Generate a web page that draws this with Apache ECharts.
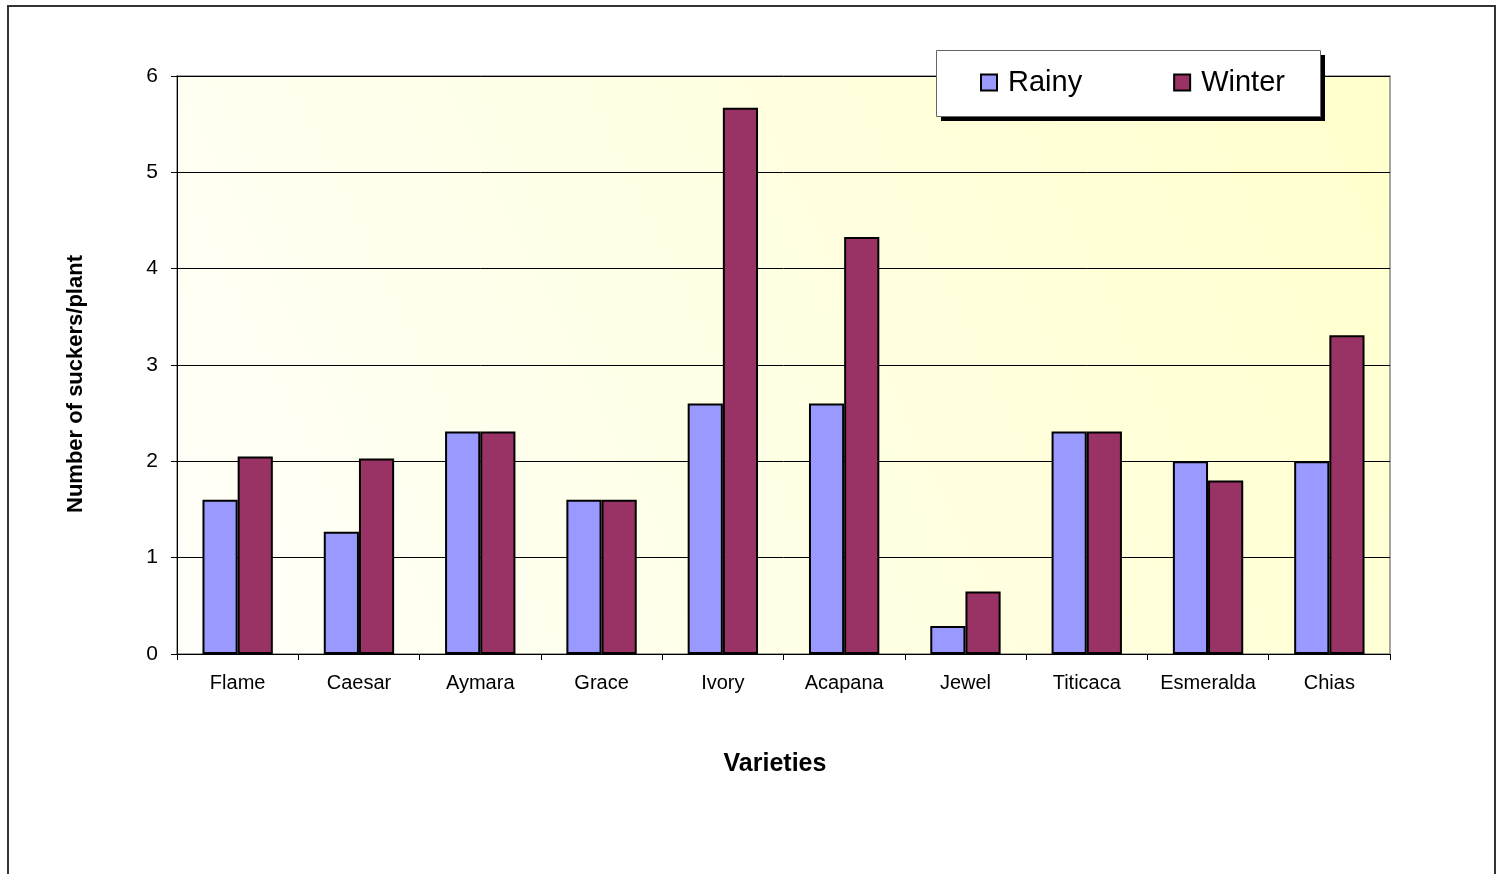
<!DOCTYPE html>
<html>
<head>
<meta charset="utf-8">
<script src="https://cdn.jsdelivr.net/npm/echarts@6/dist/echarts.min.js"></script>
<style>html,body{margin:0;padding:0;background:#fff;}#c{width:1499px;height:874px;}</style>
</head>
<body>
<div id="c"></div>
<script>
const categories = ['Flame','Caesar','Aymara','Grace','Ivory','Acapana','Jewel','Titicaca','Esmeralda','Chias'];
const rainy = [1.6, 1.27, 2.31, 1.6, 2.6, 2.6, 0.29, 2.31, 2.0, 2.0];
const winter = [2.05, 2.03, 2.31, 1.6, 5.67, 4.33, 0.65, 2.31, 1.8, 3.31];
const yTicks = [0, 1, 2, 3, 4, 5, 6];
const xTitle = 'Varieties';
const yTitle = 'Number of suckers/plant';

const chart = echarts.init(document.getElementById('c'), null, {renderer: 'canvas'});
const font = 'Arial, "Liberation Sans", sans-serif';
chart.setOption({
  animation: false,
  backgroundColor: '#fff',
  textStyle: {fontFamily: font},
  graphic: [
    {
      type: 'rect', z: 100,
      shape: {x: 8, y: 6, width: 1487, height: 900},
      style: {fill: 'none', stroke: '#333', lineWidth: 2}
    },
    {
      type: 'rect', z: 90,
      shape: {x: 941, y: 55, width: 384, height: 66},
      style: {fill: '#000'}
    },
    {
      type: 'rect', z: 91,
      shape: {x: 936.5, y: 50.5, width: 384, height: 66},
      style: {fill: '#fff', stroke: '#666', lineWidth: 1}
    },
    {
      type: 'text', z: 50,
      x: 775, y: 764,
      style: {text: xTitle, font: 'bold 25px ' + font, fill: '#000', align: 'center', verticalAlign: 'middle'}
    },
    {
      type: 'text', z: 50,
      x: 76, y: 384, rotation: Math.PI / 2,
      style: {text: yTitle, font: 'bold 22px ' + font, fill: '#000', align: 'center', verticalAlign: 'middle'}
    }
  ],
  legend: {
    left: 980, top: 68,
    data: ['Rainy', 'Winter'],
    itemWidth: 16, itemHeight: 16, itemGap: 91,
    padding: 0,
    z: 95,
    textStyle: {fontSize: 29, color: '#000', fontFamily: font, padding: [0, 0, 0, 6]},
    icon: 'rect'
  },
  grid: {
    left: 177, right: 109, top: 76, bottom: 220,
    show: true,
    borderColor: '#888', borderWidth: 1.5,
    backgroundColor: new echarts.graphic.LinearGradient(0, 1, 1, 0, [
      {offset: 0, color: '#fffffa'},
      {offset: 1, color: '#ffffcc'}
    ])
  },
  xAxis: {
    type: 'category',
    data: categories,
    axisLine: {lineStyle: {color: '#000', width: 1}},
    axisTick: {show: true, interval: 0, length: 6, lineStyle: {color: '#000'}},
    axisLabel: {interval: 0, hideOverlap: false, fontSize: 20, color: '#000', margin: 19},
    splitLine: {show: false}
  },
  yAxis: {
    type: 'value',
    min: yTicks[0], max: yTicks[yTicks.length - 1], interval: 1,
    axisLine: {show: true, lineStyle: {color: '#000', width: 1}},
    axisTick: {show: true, length: 6, lineStyle: {color: '#000'}},
    axisLabel: {fontSize: 21, color: '#000', margin: 19},
    splitLine: {show: true, lineStyle: {color: '#000', width: 1}}
  },
  series: [
    {
      name: 'Rainy', type: 'bar', data: rainy,
      barWidth: '29%', barGap: '0%',
      itemStyle: {color: '#9999ff', borderColor: '#000', borderWidth: 2}
    },
    {
      name: 'Winter', type: 'bar', data: winter,
      barWidth: '29%', barGap: '0%',
      itemStyle: {color: '#993366', borderColor: '#000', borderWidth: 2}
    }
  ]
});
</script>
</body>
</html>
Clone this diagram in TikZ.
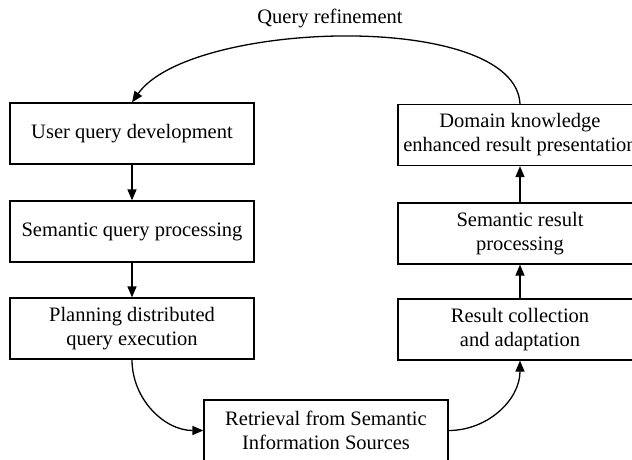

------------------------------------------------------------------------

Task to carry out: Images in the data above are to be skipped. Retype all other material exactly.

The result:
Generate a web page that draws this with Apache ECharts.
<!DOCTYPE html>
<html>
<head>
<meta charset="utf-8">
<script src="https://cdn.jsdelivr.net/npm/echarts@6/dist/echarts.min.js"></script>
<style>html,body{margin:0;padding:0;background:#fff;}#c{width:1499px;height:874px;}</style>
</head>
<body>
<div id="c"></div>
<script>
const categories = ['Flame','Caesar','Aymara','Grace','Ivory','Acapana','Jewel','Titicaca','Esmeralda','Chias'];
const rainy = [1.6, 1.27, 2.31, 1.6, 2.6, 2.6, 0.29, 2.31, 2.0, 2.0];
const winter = [2.05, 2.03, 2.31, 1.6, 5.67, 4.33, 0.65, 2.31, 1.8, 3.31];
const yTicks = [0, 1, 2, 3, 4, 5, 6];
const xTitle = 'Varieties';
const yTitle = 'Number of suckers/plant';

const chart = echarts.init(document.getElementById('c'), null, {renderer: 'canvas'});
const font = 'Arial, "Liberation Sans", sans-serif';
chart.setOption({
  animation: false,
  backgroundColor: '#fff',
  textStyle: {fontFamily: font},
  graphic: [
    {
      type: 'rect', z: 100,
      shape: {x: 8, y: 6, width: 1487, height: 900},
      style: {fill: 'none', stroke: '#333', lineWidth: 2}
    },
    {
      type: 'rect', z: 90,
      shape: {x: 941, y: 55, width: 384, height: 66},
      style: {fill: '#000'}
    },
    {
      type: 'rect', z: 91,
      shape: {x: 936.5, y: 50.5, width: 384, height: 66},
      style: {fill: '#fff', stroke: '#666', lineWidth: 1}
    },
    {
      type: 'text', z: 50,
      x: 775, y: 764,
      style: {text: xTitle, font: 'bold 25px ' + font, fill: '#000', align: 'center', verticalAlign: 'middle'}
    },
    {
      type: 'text', z: 50,
      x: 76, y: 384, rotation: Math.PI / 2,
      style: {text: yTitle, font: 'bold 22px ' + font, fill: '#000', align: 'center', verticalAlign: 'middle'}
    }
  ],
  legend: {
    left: 980, top: 68,
    data: ['Rainy', 'Winter'],
    itemWidth: 16, itemHeight: 16, itemGap: 91,
    padding: 0,
    z: 95,
    textStyle: {fontSize: 29, color: '#000', fontFamily: font, padding: [0, 0, 0, 6]},
    icon: 'rect'
  },
  grid: {
    left: 177, right: 109, top: 76, bottom: 220,
    show: true,
    borderColor: '#888', borderWidth: 1.5,
    backgroundColor: new echarts.graphic.LinearGradient(0, 1, 1, 0, [
      {offset: 0, color: '#fffffa'},
      {offset: 1, color: '#ffffcc'}
    ])
  },
  xAxis: {
    type: 'category',
    data: categories,
    axisLine: {lineStyle: {color: '#000', width: 1}},
    axisTick: {show: true, interval: 0, length: 6, lineStyle: {color: '#000'}},
    axisLabel: {interval: 0, hideOverlap: false, fontSize: 20, color: '#000', margin: 19},
    splitLine: {show: false}
  },
  yAxis: {
    type: 'value',
    min: yTicks[0], max: yTicks[yTicks.length - 1], interval: 1,
    axisLine: {show: true, lineStyle: {color: '#000', width: 1}},
    axisTick: {show: true, length: 6, lineStyle: {color: '#000'}},
    axisLabel: {fontSize: 21, color: '#000', margin: 19},
    splitLine: {show: true, lineStyle: {color: '#000', width: 1}}
  },
  series: [
    {
      name: 'Rainy', type: 'bar', data: rainy,
      barWidth: '29%', barGap: '0%',
      itemStyle: {color: '#9999ff', borderColor: '#000', borderWidth: 2}
    },
    {
      name: 'Winter', type: 'bar', data: winter,
      barWidth: '29%', barGap: '0%',
      itemStyle: {color: '#993366', borderColor: '#000', borderWidth: 2}
    }
  ]
});
</script>
</body>
</html>
Clone this diagram in TikZ.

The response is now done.